12 comments on “HB289 – Amending the Training Wage

  1. cassandram

    What exactly are these folks being trained in that they need 90 days of a reduced wage to do it? I’m not crazy about the idea that newly hired people are expected to subsidize their own training (providing discounted labor all the while) in order to work. 90 days pretty much covers summer employment, right? So folks hiring for the summer are still allowed to pay workers less under the guise of “training”.

    • Exactly! And it only applies for people making minimum wage. If it takes 90 days to train, maybe it should not be a minimum wage job.

      • cassandram

        And if you are being trained as a fast food worker, are you subject to this 90 day training wage for each new job you obtain in this industry? Because now you’ve just set up a situation where certain industries are pretty incentivized to churn through these workers.

        • VenialCyn

          Also grocery store workers… Wasn’t the Kenny clan lobbying for the training wage also?

          • cassandram

            They are DEFINITELY lobbying against any increase in the minimum wage.

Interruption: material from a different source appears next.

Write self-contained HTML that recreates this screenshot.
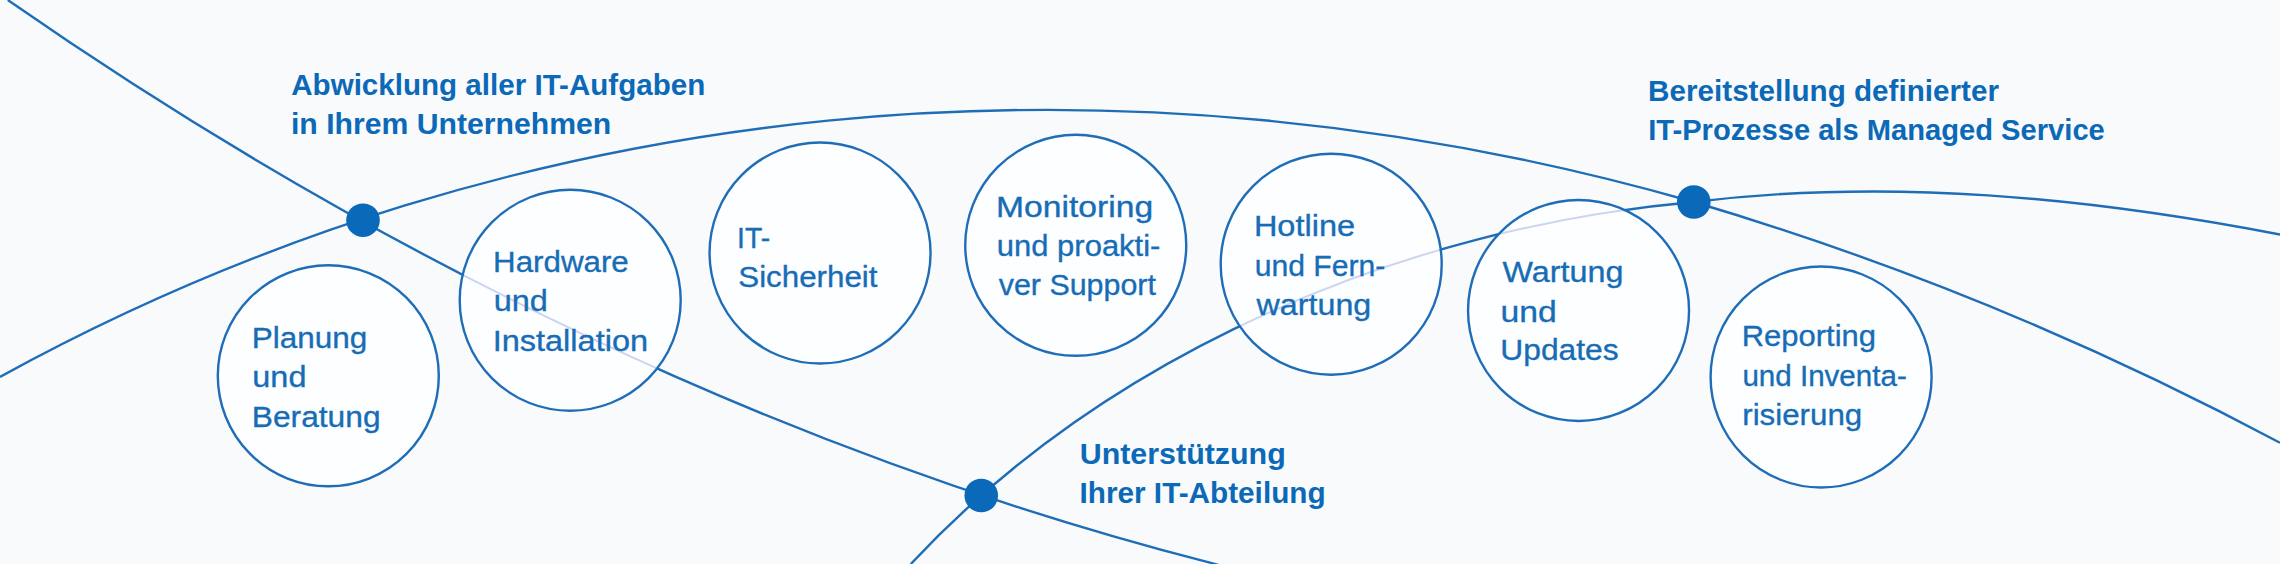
<!DOCTYPE html>
<html><head><meta charset="utf-8">
<style>
html,body{margin:0;padding:0;background:#f8fafc;}
body{width:2280px;height:564px;overflow:hidden;position:relative;}
svg{position:absolute;left:0;top:0;}
text{font-family:"Liberation Sans",sans-serif;}
.h{font-weight:bold;font-size:30px;fill:#0b69b7;}
.c{font-size:30px;fill:#176cb6;stroke:#176cb6;stroke-width:0.35px;}
</style></head><body>
<svg width="2280" height="564" viewBox="0 0 2280 564">
<g fill="none" stroke="#1e6db6" stroke-width="2.4">
<path d="M7.8,0 C372.3,253.5 779.2,452.1 1209.9,562.7 L1240,570.7"/>
<path d="M910.8,564 C1109.8,350.9 1405.8,227.5 1693.8,202 C1889.1,178 2087.6,197.4 2280,234.5"/>
<path d="M0,376.9 C521.4,90.5 1121.9,38.3 1693.8,202 C1896.8,262.2 2093.2,343 2280,442.8"/>
</g>
<defs><clipPath id="cc"><circle cx="328.3" cy="375.8" r="110.5"/><circle cx="570.2" cy="300.25" r="110.5"/><circle cx="820.05" cy="253" r="110.5"/><circle cx="1075.75" cy="245.3" r="110.5"/><circle cx="1331.2" cy="264.2" r="110.5"/><circle cx="1578.55" cy="310.45" r="110.5"/><circle cx="1821.1" cy="377" r="110.5"/></clipPath></defs>
<g fill="#fdfeff" stroke="none">
<circle cx="328.3" cy="375.8" r="110.5"/>
<circle cx="570.2" cy="300.25" r="110.5"/>
<circle cx="820.05" cy="253" r="110.5"/>
<circle cx="1075.75" cy="245.3" r="110.5"/>
<circle cx="1331.2" cy="264.2" r="110.5"/>
<circle cx="1578.55" cy="310.45" r="110.5"/>
<circle cx="1821.1" cy="377" r="110.5"/>
</g>
<g fill="none" stroke="#ccd5ef" stroke-width="2.0" clip-path="url(#cc)">
<path d="M7.8,0 C372.3,253.5 779.2,452.1 1209.9,562.7 L1240,570.7"/>
<path d="M910.8,564 C1109.8,350.9 1405.8,227.5 1693.8,202 C1889.1,178 2087.6,197.4 2280,234.5"/>
<path d="M0,376.9 C521.4,90.5 1121.9,38.3 1693.8,202 C1896.8,262.2 2093.2,343 2280,442.8"/>
</g>
<g fill="none" stroke="#1e6db6" stroke-width="2.4">
<circle cx="328.3" cy="375.8" r="110.5"/>
<circle cx="570.2" cy="300.25" r="110.5"/>
<circle cx="820.05" cy="253" r="110.5"/>
<circle cx="1075.75" cy="245.3" r="110.5"/>
<circle cx="1331.2" cy="264.2" r="110.5"/>
<circle cx="1578.55" cy="310.45" r="110.5"/>
<circle cx="1821.1" cy="377" r="110.5"/>
</g>
<g fill="#0a69b8">
<circle cx="363" cy="220.2" r="16.8"/>
<circle cx="1693.8" cy="202" r="16.8"/>
<circle cx="981.25" cy="495.5" r="16.8"/>
</g>
<text class="h" transform="translate(291.21,95.1) scale(0.9861,1)">Abwicklung aller IT-Aufgaben</text>
<text class="h" transform="translate(290.99,133.7) scale(1.0064,1)">in Ihrem Unternehmen</text>
<text class="h" transform="translate(1648.12,100.8) scale(0.9884,1)">Bereitstellung definierter</text>
<text class="h" transform="translate(1648.16,139.7) scale(0.9715,1)">IT-Prozesse als Managed Service</text>
<text class="h" transform="translate(1079.67,463.5) scale(1.0140,1)">Unterstützung</text>
<text class="h" transform="translate(1079.52,502.6) scale(0.9914,1)">Ihrer IT-Abteilung</text>
<text class="c" transform="translate(251.78,347.6) scale(1.0492,1)">Planung</text>
<text class="c" transform="translate(252.35,387) scale(1.0801,1)">und</text>
<text class="c" transform="translate(251.76,426.9) scale(1.0580,1)">Beratung</text>
<text class="c" transform="translate(493.09,272.3) scale(1.0435,1)">Hardware</text>
<text class="c" transform="translate(493.64,311) scale(1.0823,1)">und</text>
<text class="c" transform="translate(492.67,350.6) scale(1.0837,1)">Installation</text>
<text class="c" transform="translate(737.05,247.5) scale(0.9450,1)">IT-</text>
<text class="c" transform="translate(738.24,286.6) scale(1.0448,1)">Sicherheit</text>
<text class="c" transform="translate(995.99,217.4) scale(1.1224,1)">Monitoring</text>
<text class="c" transform="translate(996.84,256.1) scale(1.0329,1)">und proakti-</text>
<text class="c" transform="translate(998.70,295.3) scale(1.0142,1)">ver Support</text>
<text class="c" transform="translate(1253.89,236.4) scale(1.0837,1)">Hotline</text>
<text class="c" transform="translate(1254.69,275.6) scale(1.0047,1)">und Fern-</text>
<text class="c" transform="translate(1256.60,314.6) scale(1.0745,1)">wartung</text>
<text class="c" transform="translate(1502.59,281.9) scale(1.0771,1)">Wartung</text>
<text class="c" transform="translate(1500.57,321.5) scale(1.1234,1)">und</text>
<text class="c" transform="translate(1500.26,360.3) scale(1.0600,1)">Updates</text>
<text class="c" transform="translate(1741.72,346.4) scale(1.0326,1)">Reporting</text>
<text class="c" transform="translate(1742.43,386) scale(0.9859,1)">und Inventa-</text>
<text class="c" transform="translate(1742.21,424.5) scale(1.0432,1)">risierung</text>
</svg>
</body></html>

          • Speaking of Chris Kenny, from his social media activity uptick recently, he is in what appears to be a campaign-building mode for a statewide GOP effort of some kind. I asked some DEM insiders and was told, probably Governor.

    • John Kowalko

      See Mike Ramone’s “lifeguard” employment needs. He’s the prime sponsor of this crappy exemption to the minimum raise bill.

      • cassandram

        Why are you a co-sponsor on this?

        • John Kowalko

          First let me explain. Ramone’s prime sponsorship that I’m referring to was the previous years “minimum wage” bill not this years HB289. My apologies. I was a prime sponsor on Kim Williams HB47 which would remove the training minimum wage, which takes effect 90 days after enactment, and youth minimum wage, which takes effect January 1, 2020 from Mike Ramone’s adulteration of the minimum wage bill passed the year previous. The bill never went to a committee hearing because Speaker Schwarzkopf opposed it. When I appealed to him personally he referred to a “promise/deal” made with the Republicans for their vote on the prior year’s Bond Bill. I told him, in no uncertain words, that I and others in our party made no such promise. In fact I and several others voted against Ramone’s outrageous proposal. Since HB47 was not going to get a vote Rep. Williams introduced this bill and others to close some of the loopholes in the original Ramone bill. HB47 would have eliminated those exemptions and loopholes. But since it was not going to be allowed to the floor for a vote (despite 33 sponsors and co-sponsors) I agreed with Rep. Williams that we should give any relief we could to those workers at this time.

  2. 1pointoforder

    Well, well, well. It looks like the three amigos don’t want to be republicans this cycle. Tear them out, root and branch.

  3. This bill does too little to be respectable. As Cassandra points out above, the loopholes are undeniable.

    This is not the kind of legislation worth the paper printed. And by the way, where the hell is our General Assembly? Cowering willingly behind a bunch of nonsense excuses for not moving forward with the agenda of our 150th in its final days. We can’t let them live this travesty down. I am deeply ashamed of every single one of them for this base abdication of their duties to governance.